“I can’t really remember a time that I wasn’t interested in science,” Sophie Mathiesen (Ngāpuhi) says. “My dad has a background in engineering and mum in chemistry, so they were always keen to help with the elaborate projects I designed.” In high school, Sophie developed a strong interest in biology, which led her to take up a neuroscience degree at the University of Otago. She also picked up psychology as a second major because she enjoyed having a more comprehensive understanding of the brain at both a physiological and cognitive level.
Sophie first started working on Alzheimer’s in an undergraduate project: “I’d developed a fascination with the pathology of Alzheimer’s disease from some earlier classes, so I decided to take on an Alzheimer’s-related project in Prof. Cliff Abraham’s lab.” She investigated potential therapeutic proteins and how they change the electrical activity of the brain. And, she adds, “Cliff has been stuck with me since!”
Sophie’s PhD project, supervised by Cliff and Associate Prof. Stephanie Hughes, is trialling a new therapeutic approach for treating Alzheimer’s disease. The treatment uses gene therapy, a technology which changes the genetics of the brain cells by delivering a gene of interest to the brain by using a modified virus called a viral vector. The gene that is packaged into the viral vector will help the cells to break down proteins that they no longer need. “It is thought that Alzheimer’s disease is caused by a build-up of such proteins, so I hope that the cells will instead be able to break them down quickly before the cells are damaged,” Sophie says.

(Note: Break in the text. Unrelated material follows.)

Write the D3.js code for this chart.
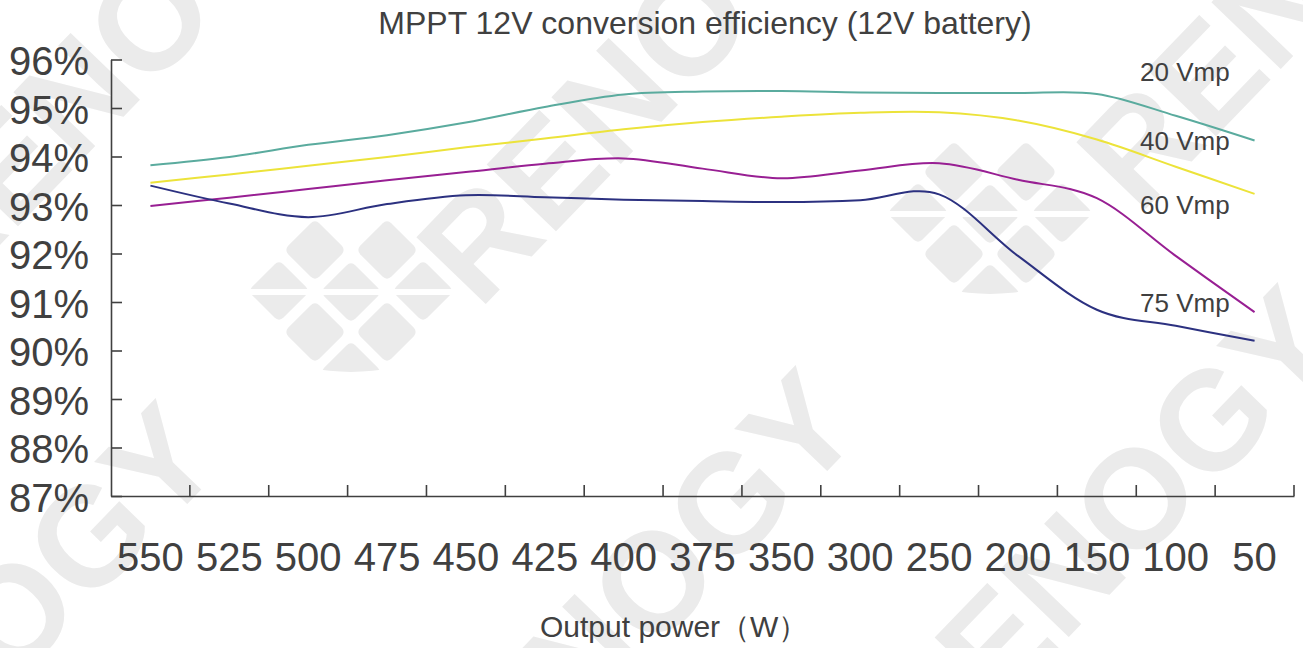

Using gene therapy for treating Alzheimer’s disease has two advantages, she explains: “Therapeutics can be administered non-invasively, for example through an intravenous injection, and achieve a long-lasting effect that is widespread throughout the whole brain.” However, before treatments can be trialled in humans, they have to undergo a rigorous testing process in animals. Sophie is trialling her treatment in a well-characterised mouse model of Alzheimer’s disease, which mimics the human disease. The hope is that one day it will be translated to a treatment for humans.
BRNZ is the perfect place for Sophie to do this kind of research. “I am mentored by some of the top neurological disease researchers in the country, I get valuable opportunities to collaborate with other researchers, and I am surrounded by a strong network of like-minded early career researchers,” she says. Through BRNZ, she has also been able to communicate her research to the wider public, including Māori communities, which as she points out, “provide a unique perspective on the sometimes sterile world of basic science research.”
Sophie hails from Ngāpuhi and is in the midst of discovering her whakapapa. She has been studying te reo Māori and is a tutor at the Māori centre Te Huka Mātauraka, where she provides academic and social support for Māori students. Within BRNZ, she is part of a network of Māori researchers, who hold wānanga throughout the year. Sophie has found her place within BRNZ – and she also knows where she would like to be in the future. “I love teaching, so I would like to pursue a lectureship position,” she says. “And I definitely want to stay in neuroscience research – this is my home.”